Masaud, who has been working at Gourmet Heaven the four and a half years it has been open, is known to countless students and New Haven residents simply as “Mohamad.”
“I know every single person in New Haven,” he said. “I can’t go anywhere. I have to go to New York City for someone not to know me.”
He added, though, that during his last visit to the Village at least 10 Yale students recognized and approached him.
Masaud was born in Alexandria, Egypt, and graduated from a culinary school there. He then moved to Saudi Arabia, where he served as a private chef to the king for eight years. After two years of studying culinary arts in Paris, he moved to New York seven years ago.
Masaud said he was working in restaurants in New York City and then East Hampton when he met the owner of Gourmet Heaven. Employed at the New York branch of Gourmet Heaven for nine months, Masaud finally came to New Haven to open up the one currently found at 15 Broadway.
College students, and especially the freshmen, are Masaud’s favorite part of his job.
“I wait every year for the new freshmen,” he said. “But I love every person in the school.”
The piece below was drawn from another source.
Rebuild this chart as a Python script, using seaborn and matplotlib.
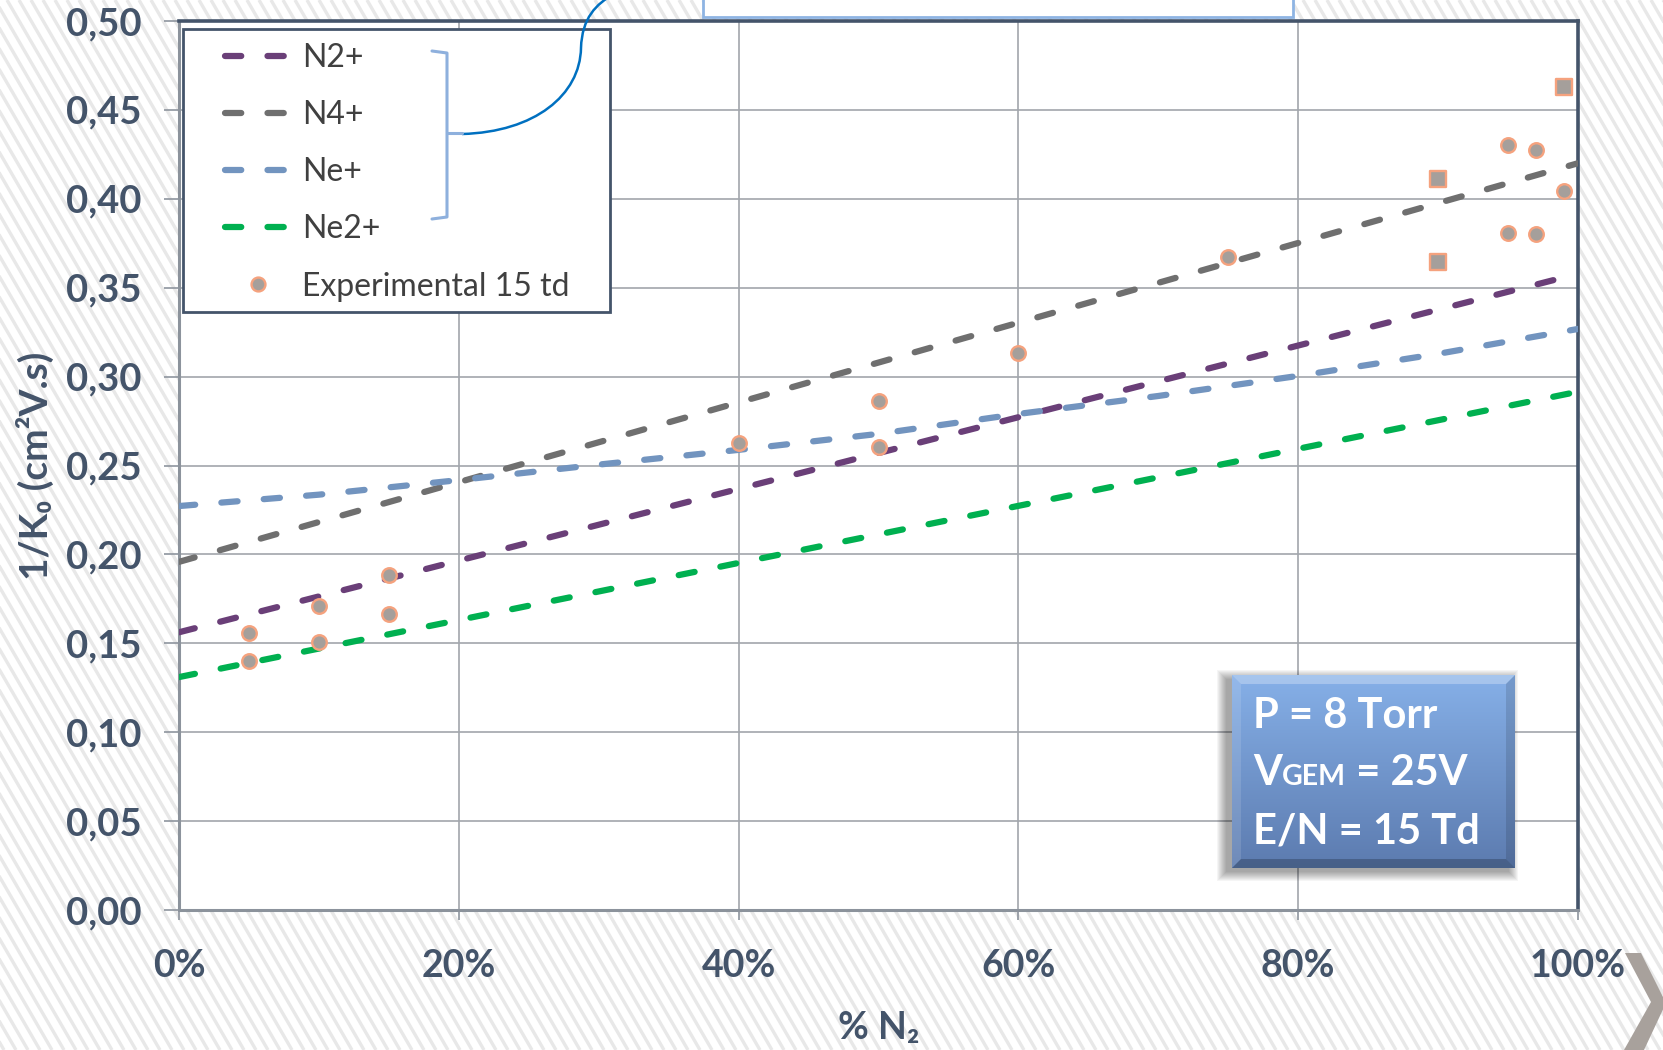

Apparently, Yale students show Masaud an equal amount of love. He recalled that as he was walking home at 3 a.m. one morning, a student pulled him inside a party, shouting “Mohamad, you’re a celebrity!” The students inside then fought to give him drinks.
Masaud went for the first time to Toad’s on a Wednesday night last year and found a similar reception.
“I walk in and all the girls start screaming,” he said. “It was really funny.”
Even five or six mothers come to see him every year, having heard so much about him from their children.
“It makes me feel really good,” he said. “Loving people and people loving me.”
Masaud does have to deal with the perhaps more-than-occasional drunk student wandering in after hours. But he said that “this year is the best. No problems yet.”
He noted that last year was especially bad, with a number of Quinnipiac students getting into fights.
“Everybody has learned,” Masaud said.
He even sees students warning their inebriated friends not to enter the store.
“I hear them outside: ‘Don’t go to Gourmet Heaven drunk because Mohamad is crazy there,'” he said. “I hear it.”
Last year one freshman girl who came in, clearly intoxicated, started grabbing food and shoving it into her mouth, Masaud recalled. Masaud told her to respect the people working there and did not allow her back for some time. But he said this year she has changed.
“I love her this year because she is excellent,” she said. “Her friend came in drunk and started grabbing food, and the girl comes running up to me, going ‘I don’t know her.’ I love her, I swear.”
Masaud said the only time he doesn’t feel the love is when he is ringing up students’ groceries at the cash register.
“People sometimes blame me for prices, but I’m just working here,” he said.
Still, students do not hold their lean wallets against Masaud. After all, half of Yale students have crushes on him.
“He’s really cute — pretty is as pretty does,” Samantha Tonini ’07 said. “I love him.”
Mohamad isn’t just a local celebrity either — his reputation precedes him so that even pre-frosh know who he is.
“I heard his name even before I came to Yale,” Mike Schmidt ’08 said
And if there’s anything we’ve learned from E!, it’s that celebrities flock to each other. When asked about encounters with famous people, Masaud immediately answered.
“Barbara Bush is one of my best friends,” he said.